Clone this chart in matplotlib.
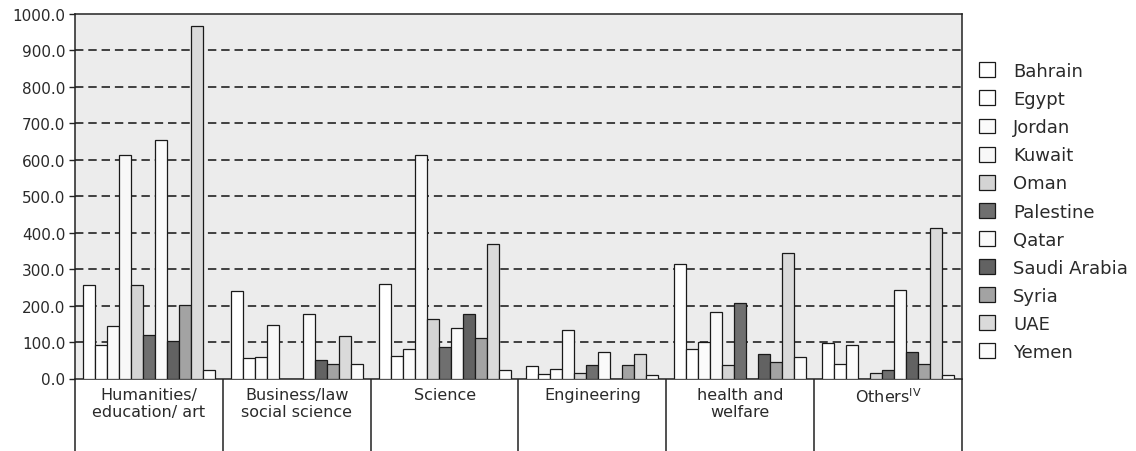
import numpy as np
import matplotlib
matplotlib.use('Agg')
import matplotlib.pyplot as plt

# fields of study (x groups)
fields = ['Humanities/\neducation/ art', 'Business/law\nsocial science', 'Science',
          'Engineering', 'health and\nwelfare', r'Others$^{\mathrm{IV}}$']

countries = ['Bahrain', 'Egypt', 'Jordan', 'Kuwait', 'Oman', 'Palestine',
             'Qatar', 'Saudi Arabia', 'Syria', 'UAE', 'Yemen']

bahrain = [257, 239, 258, 34, 313, 97]
egypt = [91, 55, 61, 11, 81, 40]
jordan = [143, 59, 82, 27, 100, 93]
kuwait = [612, 146, 612, 132, 183, 0]
oman = [257, 0, 164, 16, 38, 16]
palestine = [119, 0, 87, 37, 207, 23]
qatar = [655, 176, 139, 73, 0, 244]
saudi = [104, 51, 176, 0, 68, 72]
syria = [202, 39, 110, 38, 46, 39]
uae = [967, 117, 370, 66, 343, 414]
yemen = [23, 39, 23, 9, 58, 9]

series = [bahrain, egypt, jordan, kuwait, oman, palestine,
          qatar, saudi, syria, uae, yemen]
colors = ['#ffffff', '#ffffff', '#fbfbfb', '#f8f8f8', '#d4d4d4', '#6f6f6f',
          '#fafafa', '#626262', '#a3a3a3', '#dadada', '#fbfbfb']

yticks = np.arange(0, 1001, 100)

fig = plt.figure(figsize=(11.36, 4.52), dpi=100)
ax = fig.add_axes([75/1136, 1 - 379.5/452, 887/1136, 364.5/452])
ax.set_facecolor('#ececec')

x = np.arange(len(fields))
w = 0.0811
start = -0.5 + 0.054
for i, (name, vals, c) in enumerate(zip(countries, series, colors)):
    ax.bar(x + start + i*w, vals, width=w, align='edge', color=c,
           edgecolor='#1a1a1a', linewidth=0.9, label=name, zorder=3)

ax.set_xlim(-0.5, 5.5)
ax.set_ylim(0, 1000)
ax.set_yticks(yticks)
ax.set_yticklabels(['%.1f' % v for v in yticks], fontsize=11, color='#2a2a2a')
ax.tick_params(axis='y', direction='out', length=4, width=1, colors='#222222',
               labelcolor='#2a2a2a', pad=3)
ax.set_xticks([])

# dashed horizontal grid
for v in yticks[1:-1]:
    ax.axhline(v, color='#111111', linewidth=1.1, dashes=(5.5, 3.2), zorder=2)

for s in ax.spines.values():
    s.set_color('#222222')
    s.set_linewidth(1.1)

# category table below the axis
trans = ax.get_xaxis_transform()
ax.vlines(np.arange(-0.5, 6.0, 1.0), -0.2, 0, transform=trans, colors='#222222',
          linewidth=1.1, clip_on=False)
for xi, lab in zip(x, fields):
    ax.text(xi, -0.022, lab, transform=trans, ha='center', va='top',
            fontsize=11.5, color='#2a2a2a', linespacing=1.2)

fig.legend(loc='upper left', bbox_to_anchor=(979/1136, 1 - 63/452), frameon=False,
           fontsize=13, handlelength=0.9, handleheight=0.9, handletextpad=1.0,
           labelspacing=0.56, borderpad=0, borderaxespad=0, labelcolor='#2a2a2a')

fig.savefig('out.png', dpi=100)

________________________

Restate exactly, please, only the lines between the start of the data and the line containing "Arabia', 'Syria', 'UAE', 'Yemen']", both ends included, skipping the pictures.

Clone this chart in matplotlib.
import numpy as np
import matplotlib
matplotlib.use('Agg')
import matplotlib.pyplot as plt

# fields of study (x groups)
fields = ['Humanities/\neducation/ art', 'Business/law\nsocial science', 'Science',
          'Engineering', 'health and\nwelfare', r'Others$^{\mathrm{IV}}$']

countries = ['Bahrain', 'Egypt', 'Jordan', 'Kuwait', 'Oman', 'Palestine',
             'Qatar', 'Saudi Arabia', 'Syria', 'UAE', 'Yemen']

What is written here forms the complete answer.